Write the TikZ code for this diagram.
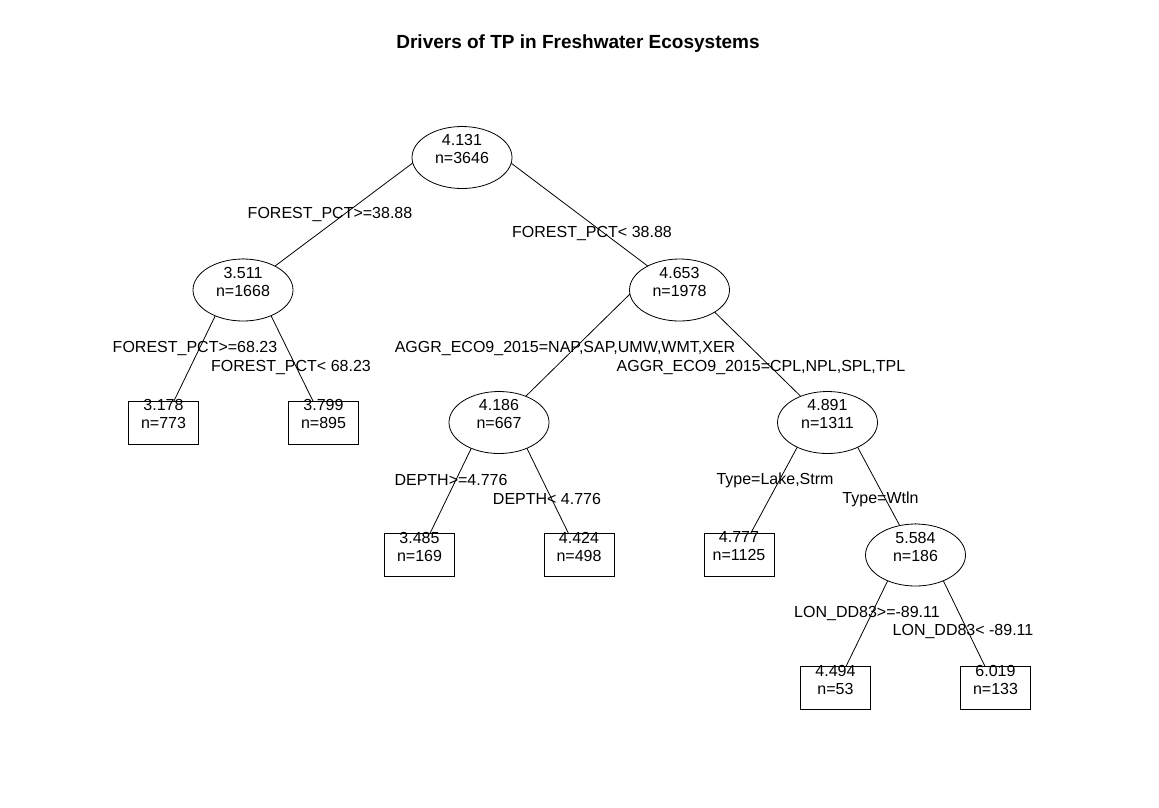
\documentclass[tikz,border=0pt]{standalone}
\usepackage{fontspec}
\setmainfont{Liberation Sans}
\usetikzlibrary{shapes, backgrounds}

\begin{document}
\begin{tikzpicture}[x=1pt, y=-1pt, every node/.style={font=\fontsize{16}{18}\selectfont}]
	\tikzstyle{split}=[ellipse, draw=black, line width=0.8pt, fill=white, minimum width=100pt, minimum height=62pt, inner sep=0pt]
	\tikzstyle{leaf}=[rectangle, draw=black, line width=0.8pt, fill=white, minimum width=70pt, minimum height=43pt, inner sep=0pt]
	\tikzstyle{val}=[align=center, yshift=8.5pt, inner sep=0pt]
	\tikzstyle{cut}=[anchor=base, inner sep=0pt]
	\tikzstyle{branch}=[draw=black, line width=0.8pt]
	\useasboundingbox (0,0) rectangle (1159,807);

	\node (title) at (578,48.5) [anchor=base, inner sep=0pt] {\fontsize{19}{22}\selectfont\bfseries Drivers of TP in Freshwater Ecosystems};

	% splits
	\node (n0) at (462,157.5) [split, label={[val]center:{4.131\\n=3646}}] {};
	\node (n1) at (243,290) [split, label={[val]center:{3.511\\n=1668}}] {};
	\node (n2) at (679.5,290) [split, label={[val]center:{4.653\\n=1978}}] {};
	\node (n3) at (499,422.5) [split, label={[val]center:{4.186\\n=667}}] {};
	\node (n4) at (827.5,422.5) [split, label={[val]center:{4.891\\n=1311}}] {};
	\node (n5) at (915.5,555) [split, label={[val]center:{5.584\\n=186}}] {};

	% leaves
	\node (l1) at (163.5,422.5) [leaf, label={[val]center:{3.178\\n=773}}] {};
	\node (l2) at (323.5,422.5) [leaf, label={[val]center:{3.799\\n=895}}] {};
	\node (l3) at (419.5,555) [leaf, label={[val]center:{3.485\\n=169}}] {};
	\node (l4) at (579,555) [leaf, label={[val]center:{4.424\\n=498}}] {};
	\node (l5) at (739,555) [leaf, label={[val]center:{4.777\\n=1125}}] {};
	\node (l6) at (835.5,688) [leaf, label={[val]center:{4.494\\n=53}}] {};
	\node (l7) at (995.5,688) [leaf, label={[val]center:{6.019\\n=133}}] {};

	\begin{pgfonlayer}{background}
	\draw[branch] (n0.north) -- (n1.center);
	\draw[branch] (n0.north) -- (n2.center);
	\draw[branch] (n1.north) -- (l1.center);
	\draw[branch] (n1.north) -- (l2.center);
	\draw[branch] ([xshift=-16.5pt,yshift=-3pt]n2.north) -- (n3.center);
	\draw[branch] ([xshift=-16.5pt,yshift=-3pt]n2.north) -- (n4.center);
	\draw[branch] (n3.north) -- (l3.center);
	\draw[branch] (n3.north) -- (l4.center);
	\draw[branch] (n4.north) -- (l5.center);
	\draw[branch] (n4.north) -- (n5.center);
	\draw[branch] (n5.north) -- (l6.center);
	\draw[branch] (n5.north) -- (l7.center);
	\end{pgfonlayer}

	% split rules
	\node (r0l) at (330,218.7) [cut] {FOREST\_PCT>=38.88};
	\node (r0r) at (592,237.7) [cut] {FOREST\_PCT< 38.88};
	\node (r1l) at (195,352.7) [cut] {FOREST\_PCT>=68.23};
	\node (r1r) at (291,371.7) [cut] {FOREST\_PCT< 68.23};
	\node (r2l) at (565,352.7) [cut] {AGGR\_ECO9\_2015=NAP,SAP,UMW,WMT,XER};
	\node (r2r) at (761,371.7) [cut] {AGGR\_ECO9\_2015=CPL,NPL,SPL,TPL};
	\node (r3l) at (451,485.7) [cut] {DEPTH>=4.776};
	\node (r3r) at (547,504.7) [cut] {DEPTH< 4.776};
	\node (r4l) at (775,484.7) [cut] {Type=Lake,Strm};
	\node (r4r) at (880.5,503.7) [cut] {Type=Wtln};
	\node (r5l) at (867,617.7) [cut] {LON\_DD83>=-89.11};
	\node (r5r) at (963,635.7) [cut] {LON\_DD83< -89.11};
\end{tikzpicture}
\end{document}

+++++

[Instruction]: Copy out each line exactly, without the pictures.

[Solution to this task]:
Write the TikZ code for this diagram.
\documentclass[tikz,border=0pt]{standalone}
\usepackage{fontspec}
\setmainfont{Liberation Sans}
\usetikzlibrary{shapes, backgrounds}

\begin{document}
\begin{tikzpicture}[x=1pt, y=-1pt, every node/.style={font=\fontsize{16}{18}\selectfont}]
	\tikzstyle{split}=[ellipse, draw=black, line width=0.8pt, fill=white, minimum width=100pt, minimum height=62pt, inner sep=0pt]
	\tikzstyle{leaf}=[rectangle, draw=black, line width=0.8pt, fill=white, minimum width=70pt, minimum height=43pt, inner sep=0pt]
	\tikzstyle{val}=[align=center, yshift=8.5pt, inner sep=0pt]
	\tikzstyle{cut}=[anchor=base, inner sep=0pt]
	\tikzstyle{branch}=[draw=black, line width=0.8pt]
	\useasboundingbox (0,0) rectangle (1159,807);

	\node (title) at (578,48.5) [anchor=base, inner sep=0pt] {\fontsize{19}{22}\selectfont\bfseries Drivers of TP in Freshwater Ecosystems};

	% splits
	\node (n0) at (462,157.5) [split, label={[val]center:{4.131\\n=3646}}] {};
	\node (n1) at (243,290) [split, label={[val]center:{3.511\\n=1668}}] {};
	\node (n2) at (679.5,290) [split, label={[val]center:{4.653\\n=1978}}] {};
	\node (n3) at (499,422.5) [split, label={[val]center:{4.186\\n=667}}] {};
	\node (n4) at (827.5,422.5) [split, label={[val]center:{4.891\\n=1311}}] {};
	\node (n5) at (915.5,555) [split, label={[val]center:{5.584\\n=186}}] {};

	% leaves
	\node (l1) at (163.5,422.5) [leaf, label={[val]center:{3.178\\n=773}}] {};
	\node (l2) at (323.5,422.5) [leaf, label={[val]center:{3.799\\n=895}}] {};
	\node (l3) at (419.5,555) [leaf, label={[val]center:{3.485\\n=169}}] {};
	\node (l4) at (579,555) [leaf, label={[val]center:{4.424\\n=498}}] {};
	\node (l5) at (739,555) [leaf, label={[val]center:{4.777\\n=1125}}] {};
	\node (l6) at (835.5,688) [leaf, label={[val]center:{4.494\\n=53}}] {};
	\node (l7) at (995.5,688) [leaf, label={[val]center:{6.019\\n=133}}] {};

	\begin{pgfonlayer}{background}
	\draw[branch] (n0.north) -- (n1.center);
	\draw[branch] (n0.north) -- (n2.center);
	\draw[branch] (n1.north) -- (l1.center);
	\draw[branch] (n1.north) -- (l2.center);
	\draw[branch] ([xshift=-16.5pt,yshift=-3pt]n2.north) -- (n3.center);
	\draw[branch] ([xshift=-16.5pt,yshift=-3pt]n2.north) -- (n4.center);
	\draw[branch] (n3.north) -- (l3.center);
	\draw[branch] (n3.north) -- (l4.center);
	\draw[branch] (n4.north) -- (l5.center);
	\draw[branch] (n4.north) -- (n5.center);
	\draw[branch] (n5.north) -- (l6.center);
	\draw[branch] (n5.north) -- (l7.center);
	\end{pgfonlayer}

	% split rules
	\node (r0l) at (330,218.7) [cut] {FOREST\_PCT>=38.88};
	\node (r0r) at (592,237.7) [cut] {FOREST\_PCT< 38.88};
	\node (r1l) at (195,352.7) [cut] {FOREST\_PCT>=68.23};
	\node (r1r) at (291,371.7) [cut] {FOREST\_PCT< 68.23};
	\node (r2l) at (565,352.7) [cut] {AGGR\_ECO9\_2015=NAP,SAP,UMW,WMT,XER};
	\node (r2r) at (761,371.7) [cut] {AGGR\_ECO9\_2015=CPL,NPL,SPL,TPL};
	\node (r3l) at (451,485.7) [cut] {DEPTH>=4.776};
	\node (r3r) at (547,504.7) [cut] {DEPTH< 4.776};
	\node (r4l) at (775,484.7) [cut] {Type=Lake,Strm};
	\node (r4r) at (880.5,503.7) [cut] {Type=Wtln};
	\node (r5l) at (867,617.7) [cut] {LON\_DD83>=-89.11};
	\node (r5r) at (963,635.7) [cut] {LON\_DD83< -89.11};
\end{tikzpicture}
\end{document}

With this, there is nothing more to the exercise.